Cutting Edge: ‘Star Wars’ and its homely droid BB-8 put the spotlight on robotics
SAN DIEGO — Slow your roll, BB-8. It’s time for your close-up.
Consumers are in full swoon over the roly-poly sort of homely little droid featured in the new “Star Wars: The Force Awakens.”
Walt Disney Studios included a glimpse of BB-8 in a movie trailer that first aired in November 2014. People lit up social media with interest, basically asking, “Is this the droid we’re looking for?”

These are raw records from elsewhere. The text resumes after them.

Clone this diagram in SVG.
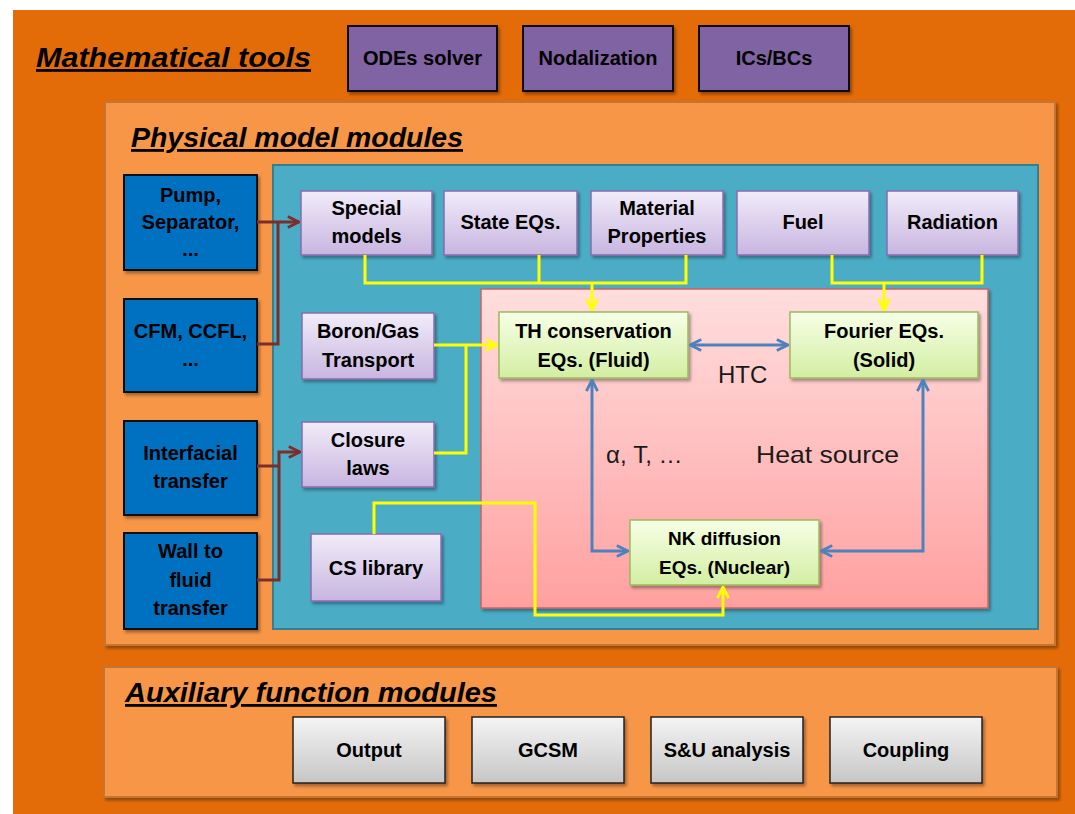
<svg xmlns="http://www.w3.org/2000/svg" width="1075" height="814" viewBox="0 0 1075 814">
<defs>
<linearGradient id="gPurple" x1="0" y1="0" x2="0" y2="1"><stop offset="0" stop-color="#F1ECF9"/><stop offset="1" stop-color="#C8B5E0"/></linearGradient>
<linearGradient id="gGreen" x1="0" y1="0" x2="0" y2="1"><stop offset="0" stop-color="#F6FFE6"/><stop offset="1" stop-color="#D3EEA2"/></linearGradient>
<linearGradient id="gGray" x1="0" y1="0" x2="0" y2="1"><stop offset="0" stop-color="#F4F4F4"/><stop offset="1" stop-color="#C6C6C6"/></linearGradient>
<linearGradient id="gPink" x1="0" y1="0" x2="0" y2="1"><stop offset="0" stop-color="#FFDEDE"/><stop offset="1" stop-color="#FFA0A0"/></linearGradient>
<filter id="sh" x="-10%" y="-10%" width="130%" height="130%"><feDropShadow dx="2" dy="2.5" stdDeviation="1.5" flood-color="#000" flood-opacity="0.35"/></filter>
<marker id="aBrown" viewBox="0 0 10 10" refX="9" refY="5" markerUnits="userSpaceOnUse" markerWidth="14" markerHeight="14" orient="auto-start-reverse"><path d="M1,1 L9,5 L1,9" fill="none" stroke="#7B2E2B" stroke-width="2"/></marker>
<marker id="aYellow" viewBox="0 0 10 10" refX="9" refY="5" markerUnits="userSpaceOnUse" markerWidth="14" markerHeight="14" orient="auto-start-reverse"><path d="M1,1 L9,5 L1,9" fill="none" stroke="#FFFF00" stroke-width="2"/></marker>
<marker id="aBlue" viewBox="0 0 10 10" refX="9" refY="5" markerUnits="userSpaceOnUse" markerWidth="14" markerHeight="14" orient="auto-start-reverse"><path d="M1,1 L9,5 L1,9" fill="none" stroke="#4F81BD" stroke-width="2"/></marker>
</defs>
<style>
.t{font-family:"Liberation Sans",Arial,sans-serif;font-weight:bold;font-size:20px;fill:#000;text-anchor:middle}
.title{font-family:"Liberation Sans",Arial,sans-serif;font-weight:bold;font-style:italic;font-size:28px;fill:#000;text-decoration:underline}
.lbl{font-family:"Liberation Sans",Arial,sans-serif;font-size:24px;fill:#1a1a1a}
.blue{fill:#0070C0;stroke:#111;stroke-width:2;filter:url(#sh)}
.purp{fill:#8064A2;stroke:#111;stroke-width:2;filter:url(#sh)}
.lp{fill:url(#gPurple);stroke:#8A6BAE;stroke-width:1.5;filter:url(#sh)}
.gr{fill:url(#gGreen);stroke:#9BBB59;stroke-width:1.5;filter:url(#sh)}
.gy{fill:url(#gGray);stroke:#222;stroke-width:1.5;filter:url(#sh)}
.cb{fill:none;stroke:#7B2E2B;stroke-width:3}
.cy{fill:none;stroke:#FFFF00;stroke-width:3}
.cbl{fill:none;stroke:#4F81BD;stroke-width:3}
</style>
<rect x="0" y="0" width="1075" height="814" fill="#FFFFFF"/>
<rect x="13" y="10" width="1062" height="804" fill="#E36C09"/>

<g id="math-tools">
<text class="title" x="36" y="67" textLength="275" lengthAdjust="spacingAndGlyphs">Mathematical tools</text>
</g>
<g id="odes"><rect class="purp" x="348" y="26" width="149" height="65"/><text class="t" x="422.5" y="65">ODEs solver</text></g>
<g id="nodalization"><rect class="purp" x="523" y="26" width="150" height="65"/><text class="t" x="598" y="65">Nodalization</text></g>
<g id="icsbcs"><rect class="purp" x="699" y="26" width="150" height="65"/><text class="t" x="774" y="65">ICs/BCs</text></g>

<g id="physical-modules">
<rect x="105" y="102" width="950" height="543" fill="#F79646" stroke="#C27434" stroke-width="2" filter="url(#sh)"/>
<text class="title" x="131" y="147" textLength="332" lengthAdjust="spacingAndGlyphs">Physical model modules</text>
</g>
<g id="teal-area"><rect x="273" y="165" width="765" height="464" fill="#4BACC6" stroke="#357F93" stroke-width="2"/></g>
<g id="core-area"><rect x="481" y="289" width="507" height="319" fill="url(#gPink)" stroke="#D0625E" stroke-width="1.5" filter="url(#sh)"/></g>

<g id="pump"><rect class="blue" x="124" y="175" width="133" height="95"/><text class="t" x="190.5" y="202">Pump,</text><text class="t" x="190.5" y="229">Separator,</text><text class="t" x="190.5" y="256">...</text></g>
<g id="cfm"><rect class="blue" x="124" y="299" width="133" height="93"/><text class="t" x="190.5" y="338">CFM, CCFL,</text><text class="t" x="190.5" y="366">...</text></g>
<g id="interfacial"><rect class="blue" x="124" y="421" width="133" height="94"/><text class="t" x="190.5" y="460">Interfacial</text><text class="t" x="190.5" y="488">transfer</text></g>
<g id="wall"><rect class="blue" x="124" y="533" width="133" height="96"/><text class="t" x="190.5" y="558">Wall to</text><text class="t" x="190.5" y="587">fluid</text><text class="t" x="190.5" y="615">transfer</text></g>

<g id="special"><rect class="lp" x="301" y="191" width="131" height="64"/><text class="t" x="366.5" y="215">Special</text><text class="t" x="366.5" y="243">models</text></g>
<g id="state"><rect class="lp" x="444" y="191" width="133" height="64"/><text class="t" x="510.5" y="229">State EQs.</text></g>
<g id="material"><rect class="lp" x="591" y="191" width="132" height="64"/><text class="t" x="657" y="215">Material</text><text class="t" x="657" y="243">Properties</text></g>
<g id="fuel"><rect class="lp" x="737" y="191" width="132" height="64"/><text class="t" x="803" y="229">Fuel</text></g>
<g id="radiation"><rect class="lp" x="887" y="191" width="131" height="64"/><text class="t" x="952.5" y="229">Radiation</text></g>
<g id="boron"><rect class="lp" x="302" y="313" width="132" height="66"/><text class="t" x="368" y="338">Boron/Gas</text><text class="t" x="368" y="367">Transport</text></g>
<g id="closure"><rect class="lp" x="302" y="422" width="132" height="65"/><text class="t" x="368" y="447">Closure</text><text class="t" x="368" y="475">laws</text></g>
<g id="cslib"><rect class="lp" x="311" y="534" width="130" height="67"/><text class="t" x="376" y="575">CS library</text></g>

<g id="th"><rect class="gr" x="499" y="312" width="189" height="66"/><text class="t" x="593.5" y="338">TH conservation</text><text class="t" x="593.5" y="367">EQs. (Fluid)</text></g>
<g id="fourier"><rect class="gr" x="790" y="312" width="188" height="66"/><text class="t" x="884" y="338">Fourier EQs.</text><text class="t" x="884" y="367">(Solid)</text></g>
<g id="nk"><rect class="gr" x="630" y="520" width="189" height="65"/><text class="t" x="724.5" y="545" style="font-size:19px">NK diffusion</text><text class="t" x="724.5" y="574" style="font-size:19px">EQs. (Nuclear)</text></g>

<g id="connectors">
<path class="cb" d="M257,222 H299" marker-end="url(#aBrown)"/>
<path class="cb" d="M257,344 H278 V222"/>
<path class="cb" d="M257,466 H279"/>
<path class="cb" d="M257,580 H279 V452 H300" marker-end="url(#aBrown)"/>

<path class="cy" d="M365,255 V283 H686 V255"/>
<path class="cy" d="M539,255 V283"/>
<path class="cy" d="M592,283 V310" marker-end="url(#aYellow)"/>
<path class="cy" d="M832,255 V283 H982 V255"/>
<path class="cy" d="M884,283 V310" marker-end="url(#aYellow)"/>
<path class="cy" d="M434,345 H497" marker-end="url(#aYellow)"/>
<path class="cy" d="M434,453 H466 V345"/>
<path class="cy" d="M374,534 V503 H535 V615 H723 V587" marker-end="url(#aYellow)"/>

<path class="cbl" d="M690,345 H788" marker-start="url(#aBlue)" marker-end="url(#aBlue)"/>
<path class="cbl" d="M592,380 V551 H628" marker-start="url(#aBlue)" marker-end="url(#aBlue)"/>
<path class="cbl" d="M923,380 V551 H821" marker-start="url(#aBlue)" marker-end="url(#aBlue)"/>
</g>

<g id="labels">
<text class="lbl" x="718" y="383">HTC</text>
<text class="lbl" x="606" y="463">α, T, …</text>
<text class="lbl" x="756" y="463" textLength="143" lengthAdjust="spacingAndGlyphs">Heat source</text>
</g>

<g id="aux-modules">
<rect x="104" y="667" width="953" height="130" fill="#F79646" stroke="#C27434" stroke-width="2" filter="url(#sh)"/>
<text class="title" x="125" y="702" textLength="372" lengthAdjust="spacingAndGlyphs">Auxiliary function modules</text>
</g>
<g id="output"><rect class="gy" x="293" y="717" width="152" height="66"/><text class="t" x="369" y="757">Output</text></g>
<g id="gcsm"><rect class="gy" x="472" y="717" width="152" height="66"/><text class="t" x="548" y="757">GCSM</text></g>
<g id="su"><rect class="gy" x="651" y="717" width="152" height="66"/><text class="t" x="727" y="757">S&amp;U analysis</text></g>
<g id="coupling"><rect class="gy" x="830" y="717" width="152" height="66"/><text class="t" x="906" y="757">Coupling</text></g>
</svg>
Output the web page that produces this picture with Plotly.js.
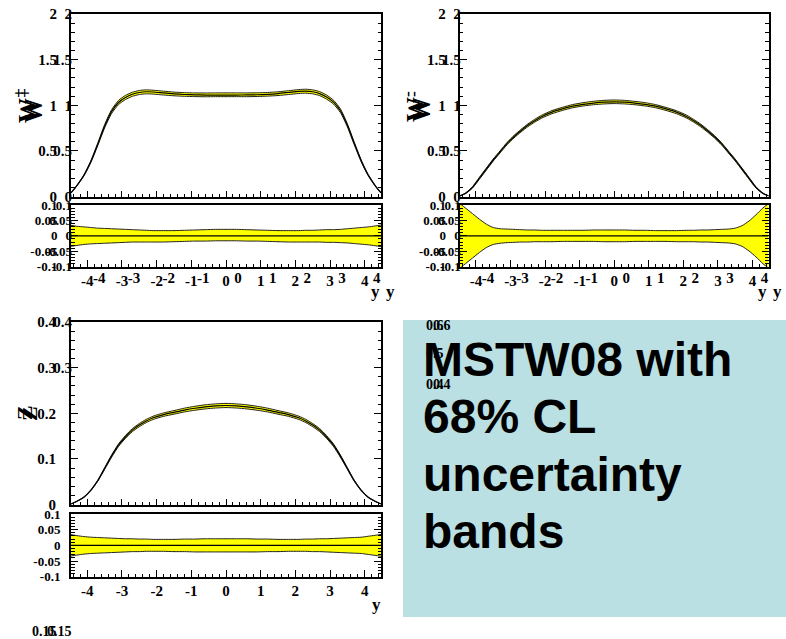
<!DOCTYPE html>
<html><head><meta charset="utf-8">
<script src="https://cdn.plot.ly/plotly-3.0.1.min.js"></script>
<style>html,body{margin:0;padding:0;background:#fff}#plot{width:786px;height:639px}</style>
</head><body><div id="plot"></div>
<script>
// ---------- data ----------
const rapidity = [-4.47,-4.3,-4.1,-3.9,-3.7,-3.5,-3.3,-3.1,-2.9,-2.7,-2.5,-2.3,-2.1,-1.8,-1.5,-1.2,-0.9,-0.6,-0.3,0,0.3,0.6,0.9,1.2,1.5,1.8,2.1,2.3,2.5,2.7,2.9,3.1,3.3,3.5,3.7,3.9,4.1,4.3,4.47];

const wPlusCentral = [0.04,0.12,0.23,0.38,0.57,0.77,0.93,1.03,1.085,1.12,1.14,1.148,1.145,1.135,1.125,1.118,1.114,1.112,1.112,1.112,1.112,1.113,1.115,1.12,1.128,1.14,1.152,1.155,1.148,1.128,1.09,1.035,0.94,0.78,0.58,0.39,0.235,0.12,0.04];
const wPlusRelUp = [0.034,0.031,0.029,0.027,0.025,0.024,0.023,0.022,0.021,0.020,0.019,0.018,0.017,0.017,0.017,0.018,0.019,0.020,0.021,0.021,0.021,0.020,0.019,0.018,0.017,0.017,0.017,0.018,0.018,0.019,0.020,0.020,0.021,0.023,0.025,0.027,0.029,0.032,0.035];
const wPlusRelDown = [-0.034,-0.031,-0.028,-0.026,-0.025,-0.024,-0.023,-0.022,-0.021,-0.020,-0.020,-0.020,-0.020,-0.020,-0.019,-0.018,-0.017,-0.017,-0.016,-0.016,-0.016,-0.017,-0.017,-0.018,-0.019,-0.020,-0.020,-0.020,-0.020,-0.020,-0.021,-0.021,-0.022,-0.023,-0.025,-0.027,-0.029,-0.032,-0.035];

const wMinusCentral = [0.005,0.035,0.10,0.20,0.30,0.40,0.49,0.58,0.655,0.72,0.78,0.83,0.875,0.925,0.96,0.99,1.01,1.024,1.034,1.038,1.034,1.024,1.01,0.99,0.96,0.925,0.875,0.83,0.78,0.72,0.655,0.58,0.49,0.40,0.30,0.20,0.10,0.035,0.005];
const wMinusRelUp = [0.105,0.09,0.072,0.054,0.038,0.027,0.023,0.022,0.021,0.020,0.019,0.019,0.018,0.018,0.018,0.018,0.018,0.019,0.019,0.019,0.019,0.018,0.018,0.017,0.017,0.017,0.018,0.018,0.019,0.019,0.020,0.021,0.022,0.025,0.033,0.048,0.068,0.09,0.105];
const wMinusRelDown = [-0.105,-0.09,-0.072,-0.054,-0.038,-0.028,-0.024,-0.022,-0.021,-0.020,-0.020,-0.019,-0.019,-0.019,-0.018,-0.018,-0.018,-0.018,-0.019,-0.019,-0.019,-0.018,-0.018,-0.018,-0.018,-0.019,-0.019,-0.019,-0.020,-0.020,-0.021,-0.022,-0.023,-0.026,-0.034,-0.049,-0.068,-0.09,-0.105];

const zCentral = [0.001,0.007,0.016,0.031,0.052,0.079,0.106,0.13,0.148,0.163,0.174,0.183,0.19,0.197,0.202,0.207,0.211,0.214,0.216,0.217,0.216,0.214,0.211,0.207,0.202,0.197,0.19,0.183,0.174,0.163,0.148,0.13,0.106,0.079,0.052,0.031,0.016,0.007,0.001];
const zRelUp = [0.034,0.031,0.028,0.026,0.025,0.024,0.023,0.022,0.021,0.021,0.020,0.020,0.019,0.019,0.019,0.020,0.020,0.021,0.021,0.021,0.021,0.021,0.020,0.020,0.019,0.019,0.019,0.020,0.020,0.021,0.021,0.022,0.023,0.024,0.025,0.026,0.029,0.032,0.035];
const zRelDown = [-0.034,-0.031,-0.028,-0.026,-0.025,-0.024,-0.023,-0.022,-0.021,-0.020,-0.020,-0.019,-0.019,-0.019,-0.020,-0.020,-0.021,-0.021,-0.021,-0.021,-0.021,-0.021,-0.021,-0.020,-0.020,-0.019,-0.019,-0.019,-0.020,-0.020,-0.021,-0.022,-0.023,-0.024,-0.025,-0.026,-0.029,-0.032,-0.035];

const xTickVals = [-4,-3,-2,-1,0,1,2,3,4];
const xTickText = ["-4","-3","-2","-1","0","1","2","3","4"];
const wTickVals = [0,0.5,1,1.5,2];
const wTickText = ["0","0.5","1","1.5","2"];
const zTickVals = [0,0.1,0.2,0.3,0.4];
const zTickText = ["0","0.1","0.2","0.3","0.4"];
const zGhostTickVals = [0.3,0.4];
const zGhostTickText = ["0.3","0.4"];
const ratioTickVals = [-0.1,-0.05,0,0.05,0.1];
const ratioTickText = ["-0.1","-0.05","0","0.05","0.1"];

const panelTitles = ["W<sup>+</sup>","W<sup>-</sup>","Z"];
const xTitle = "y";
const boxLines = ["MSTW08 with","68% CL","uncertainty","bands"];
const strayLabels = ["0.6","0.5","0.4","0.15"];

// ---------- geometry helpers ----------
const W = 786, H = 639;
const fx = p => p / W;
const fy = p => 1 - p / H;
const XR = [-4.47, 4.47];
const serif = (size) => ({family: "Liberation Serif", size: size, color: "black", weight: "bold"});

const domA = [fx(71), fx(381)];
const domB = [fx(459.7), fx(768.7)];
const domTopMain = [fy(196.5), fy(14)];
const domTopRatio = [fy(266.7), fy(205)];
const domBotMain = [fy(504.5), fy(322)];
const domBotRatio = [fy(576.7), fy(514)];

// ---------- traces ----------
const data = [];
function band(xa, ya, lo, hi, mid, lw) {
  data.push({x: rapidity, y: lo, xaxis: xa, yaxis: ya, type: 'scatter', mode: 'lines',
    line: {color: '#222', width: lw, shape: 'spline', smoothing: 0.6}, showlegend: false, hoverinfo: 'skip'});
  data.push({x: rapidity, y: hi, xaxis: xa, yaxis: ya, type: 'scatter', mode: 'lines', fill: 'tonexty',
    fillcolor: '#ffff00', line: {color: '#222', width: lw, shape: 'spline', smoothing: 0.6}, showlegend: false, hoverinfo: 'skip'});
  data.push({x: rapidity, y: mid, xaxis: xa, yaxis: ya, type: 'scatter', mode: 'lines',
    line: {color: 'black', width: 1.2, shape: 'spline', smoothing: 0.6}, showlegend: false, hoverinfo: 'skip'});
}
function panel(central, up, down, xm, ym, xr, yr) {
  const hi = central.map((c, i) => c * (1 + up[i]));
  const lo = central.map((c, i) => c * (1 + down[i]));
  band(xm, ym, lo, hi, central, 1);
  const ratioMid = central.map(c => c / c - 1);
  band(xr, yr, down, up, ratioMid, 1);
}
panel(wPlusCentral, wPlusRelUp, wPlusRelDown, 'x', 'y', 'x2', 'y2');
panel(wMinusCentral, wMinusRelUp, wMinusRelDown, 'x3', 'y3', 'x4', 'y4');
panel(zCentral, zRelUp, zRelDown, 'x5', 'y5', 'x6', 'y6');
// empty carriers so the ghost-label axes get drawn
[['x','y7'],['x3','y8'],['x2','y9'],['x4','y10'],['x7','y2'],['x8','y4'],['x5','y11']].forEach(([a,b]) =>
  data.push({x: [], y: [], xaxis: a, yaxis: b, type: 'scatter', mode: 'lines', showlegend: false, hoverinfo: 'skip'}));

// ---------- axes ----------
function xAxis(dom, anchor, labels, tlen) {
  return {domain: dom, anchor: anchor, range: XR, showgrid: false, zeroline: false,
    showline: true, linecolor: 'black', linewidth: 2, mirror: true,
    ticks: 'inside', ticklen: tlen, tickwidth: 1, tickcolor: 'black',
    tickmode: 'array', tickvals: xTickVals, ticktext: xTickText,
    minor: {ticks: 'inside', ticklen: 3, tickwidth: 1, tickcolor: 'black', tickmode: 'linear', tick0: 0, dtick: 0.2, showgrid: false},
    showticklabels: labels, tickfont: serif(15), ticklabelstandoff: -1, fixedrange: true};
}
function yAxis(dom, anchor, range, vals, text, minorStep, fsize, standoff) {
  return {domain: dom, anchor: anchor, range: range, showgrid: false, zeroline: false,
    showline: true, linecolor: 'black', linewidth: 2, mirror: 'ticks',
    ticks: 'inside', ticklen: 7, tickwidth: 1, tickcolor: 'black',
    tickmode: 'array', tickvals: vals, ticktext: text,
    minor: {ticks: 'inside', ticklen: 3.5, tickwidth: 1, tickcolor: 'black', tickmode: 'linear', tick0: 0, dtick: minorStep, showgrid: false},
    tickfont: serif(fsize), ticklabelstandoff: standoff, fixedrange: true};
}
function ghostY(over, anchor, range, vals, text, fsize, standoff) {
  return {overlaying: over, anchor: anchor, side: 'left', range: range, showgrid: false, zeroline: false,
    showline: false, ticks: '', tickmode: 'array', tickvals: vals, ticktext: text,
    tickfont: serif(fsize), ticklabelstandoff: standoff, fixedrange: true};
}
function ghostX(over, anchor, shift) {
  return {overlaying: over, anchor: anchor, side: 'bottom', range: XR, showgrid: false, zeroline: false,
    showline: false, ticks: '', tickmode: 'array', tickvals: xTickVals, ticktext: xTickText,
    tickfont: serif(15), ticklabelshift: shift, ticklabelstandoff: 0, fixedrange: true};
}

const layout = {
  width: W, height: H, margin: {l: 0, r: 0, t: 0, b: 0},
  paper_bgcolor: 'white', plot_bgcolor: 'white', showlegend: false,
  xaxis: xAxis(domA, 'y', false, 6),
  yaxis: yAxis(domTopMain, 'x', [0, 2], wTickVals, wTickText, 0.1, 15, 9),
  xaxis2: xAxis(domA, 'y2', true, 7),
  yaxis2: yAxis(domTopRatio, 'x2', [-0.1, 0.1], ratioTickVals, ratioTickText, 0.01, 13, 9),
  xaxis3: xAxis(domB, 'y3', false, 6),
  yaxis3: yAxis(domTopMain, 'x3', [0, 2], wTickVals, wTickText, 0.1, 15, 9),
  xaxis4: xAxis(domB, 'y4', true, 7),
  yaxis4: yAxis(domTopRatio, 'x4', [-0.1, 0.1], ratioTickVals, ratioTickText, 0.01, 13, 9),
  xaxis5: xAxis(domA, 'y5', false, 6),
  yaxis5: yAxis(domBotMain, 'x5', [0, 0.4], zTickVals, zTickText, 0.02, 15, 10),
  xaxis6: xAxis(domA, 'y6', true, 7),
  yaxis6: yAxis(domBotRatio, 'x6', [-0.1, 0.1], ratioTickVals, ratioTickText, 0.01, 13, 6),
  yaxis7: ghostY('y', 'x', [0, 2], wTickVals, wTickText, 15, -2),
  yaxis8: ghostY('y3', 'x3', [0, 2], wTickVals, wTickText, 15, -2),
  yaxis9: ghostY('y2', 'x2', [-0.1, 0.1], ratioTickVals, ratioTickText, 13, -2),
  yaxis10: ghostY('y4', 'x4', [-0.1, 0.1], ratioTickVals, ratioTickText, 13, -2),
  yaxis11: ghostY('y5', 'x5', [0, 0.4], zGhostTickVals, zGhostTickText, 15, -2),
  xaxis7: ghostX('x2', 'y2', 12),
  xaxis8: ghostX('x4', 'y4', 12),
  shapes: [
    {type: 'rect', xref: 'paper', yref: 'paper', x0: fx(403), x1: 1, y0: fy(617), y1: fy(320),
     fillcolor: '#bae0e3', line: {width: 0}, layer: 'below'}
  ],
  annotations: []
};

const ann = layout.annotations;
function txt(text, x, y, font, opts) {
  ann.push(Object.assign({text: text, xref: 'paper', yref: 'paper', x: fx(x), y: fy(y),
    showarrow: false, font: font, xanchor: 'center', yanchor: 'middle'}, opts || {}));
}
// y-axis titles (rotated, doubled as in the original)
txt(panelTitles[0], 25, 106, serif(25), {textangle: -90});
txt(panelTitles[0], 31, 106, serif(25), {textangle: -90});
txt(panelTitles[1], 413, 107, serif(25), {textangle: -90});
txt(panelTitles[1], 419, 107, serif(25), {textangle: -90});
txt(panelTitles[2], 24, 413, serif(22), {textangle: -90});
txt(panelTitles[2], 29, 413, serif(22), {textangle: -90});
// x-axis titles
txt(xTitle, 375, 292, serif(17));
txt(xTitle, 390, 292, serif(17));
txt(xTitle, 762, 292, serif(17));
txt(xTitle, 777, 292, serif(17));
txt(xTitle, 376, 604, serif(17));
// box text
const boxFont = {family: "Liberation Sans", size: 48, color: 'black', weight: 'bold'};
[359.5, 416.8, 474, 531].forEach((yy, i) => txt(boxLines[i], 421, yy, boxFont, {xanchor: 'left'}));
// stray labels from the original
txt(strayLabels[0], 424, 325, serif(14), {xanchor: 'left'});
txt(strayLabels[0], 431, 325, serif(14), {xanchor: 'left'});
txt(strayLabels[1], 424, 353, serif(14), {xanchor: 'left'});
txt(strayLabels[2], 424, 384, serif(14), {xanchor: 'left'});
txt(strayLabels[2], 431, 384, serif(14), {xanchor: 'left'});
txt(strayLabels[3], 30, 631, serif(14), {xanchor: 'left'});
txt(strayLabels[3], 45, 631, serif(14), {xanchor: 'left'});

Plotly.newPlot('plot', data, layout, {staticPlot: true, displayModeBar: false});
</script>
</body></html>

The question was partly answered this fall when Sphero introduced a toy version of BB-8, a ball-shaped droid that has a highly expressive dome head and a vocabulary made up of cute beeps, whirs and whistles. Many retailers were soon overwhelmed with orders, even though the toy sells for $149.
Now comes the verdict from moviegoers.
“I’d say that R2-D2 should be scared that he’ll be supplanted as the world’s favorite droid,” said Steve Snyder, executive director of the Reuben H. Fleet Science Center in San Diego’s Balboa Park.
The science center recently held a sold-out screening of “The Force Awakens,” preceded by a party where scientists talked about the technological advances that would have be made to build real droids, and for humans to more broadly explore space.
It’s a fitting topic in San Diego, where the RoboUniverse conference and expo was held last week.
Long before “Stars Wars” director J.J. Abrams came up with the idea for BB-8, scientists and engineers at UC San Diego were working on robotic technology, including systems used in toys.
Tom Bewley, one of the school’s mechanical engineering professors, helped to develop MiP, a self-balancing robotic toy that hit the market last year. MiP can be controlled by hand gestures, a rapidly growing area of robotics.
Bewley also developed IceCube, a small, self-propelled spherical robot — or ‘spherebot’ — that is meant to aid first responders and the military.
IceCube isn’t cute. But like BB-8, it can roll in any direction.
“It’s a good technology,” Bewley said. “The sphere is the most 3-D shape in nature. It’s a very pure form of something that can move, and it is maneuverable.”
Bewley’s work is part of a much larger effort by UC San Diego to develop machines that use such things as powerful sensors and artificial intelligence to size up people’s thoughts, movements and feelings.
Like the droids in “Star Wars,” such machines are meant to anticipate and fulfill people’s needs. BB-8 also can sense where it’s at and how things around it are changing.
It’s called contextual awareness, and it’s another hot area of robotics. UC San Diego recently founded an institute that is entirely devoted to the topic.
Robotics is a tough field but one filled with optimists, including Nate Delson, a mechanical engineering professor at UC San Diego who recently helped organize a “Stars Wars”-themed student robotics contest.
“Making a controllable ball is pretty cool,” Delson said. “Already we see toys like the Sphero that can roll on command on flat surfaces.
“The question remains whether one could create a device that could traverse a wide range of surfaces, including hills and rolling over obstacles. I believe it would be possible if enough engineering effort is put into it. Considering that the large majority of land is not paved and there are many places where wheeled vehicles cannot go, this may be worth doing.”
Consumer demand will dictate what happens, said Marius Buibas, co-founder of Accel Robotics, a San Diego start-up that’s developing a robot photographer.
“A tremendous amount of progress has been made in technology. Just look at your cellphone,” Buibas said. “It fills things in when you’re doing a Google search. Siri wakes me up when I want. It can recommend a good restaurant.
“The fact that all of this isn’t embodied in a robot doesn’t matter. If there is a need for something like a droid, someone will pull it all together.”
Whether there’s a need or not, Snyder said there’s no denying the fundamental appeal of BB-8.
“The bottom line is that it’s cute,” Snyder said. “There are many aspects of it that are reminiscent of a small child. It doesn’t speak words, but you know what it means. It’s innocent and seems non-threatening. These are the sort of things that make us think fondly of toddlers.”
Moviegoers also love the role droids play, said Francis French, education director at the San Diego Air & Space Museum.
“R2-D2 and BB-8 resonate with audiences because they sort of tag along in the movies and watch humans do crazy things,” French said. “They’re like bystanders who have the viewpoint of the audience, and who often have a slightly bigger view of what’s going on. It really helps put the viewer in the story. The fact that they don’t say much allows us to imagine their thoughts are the same as ours.”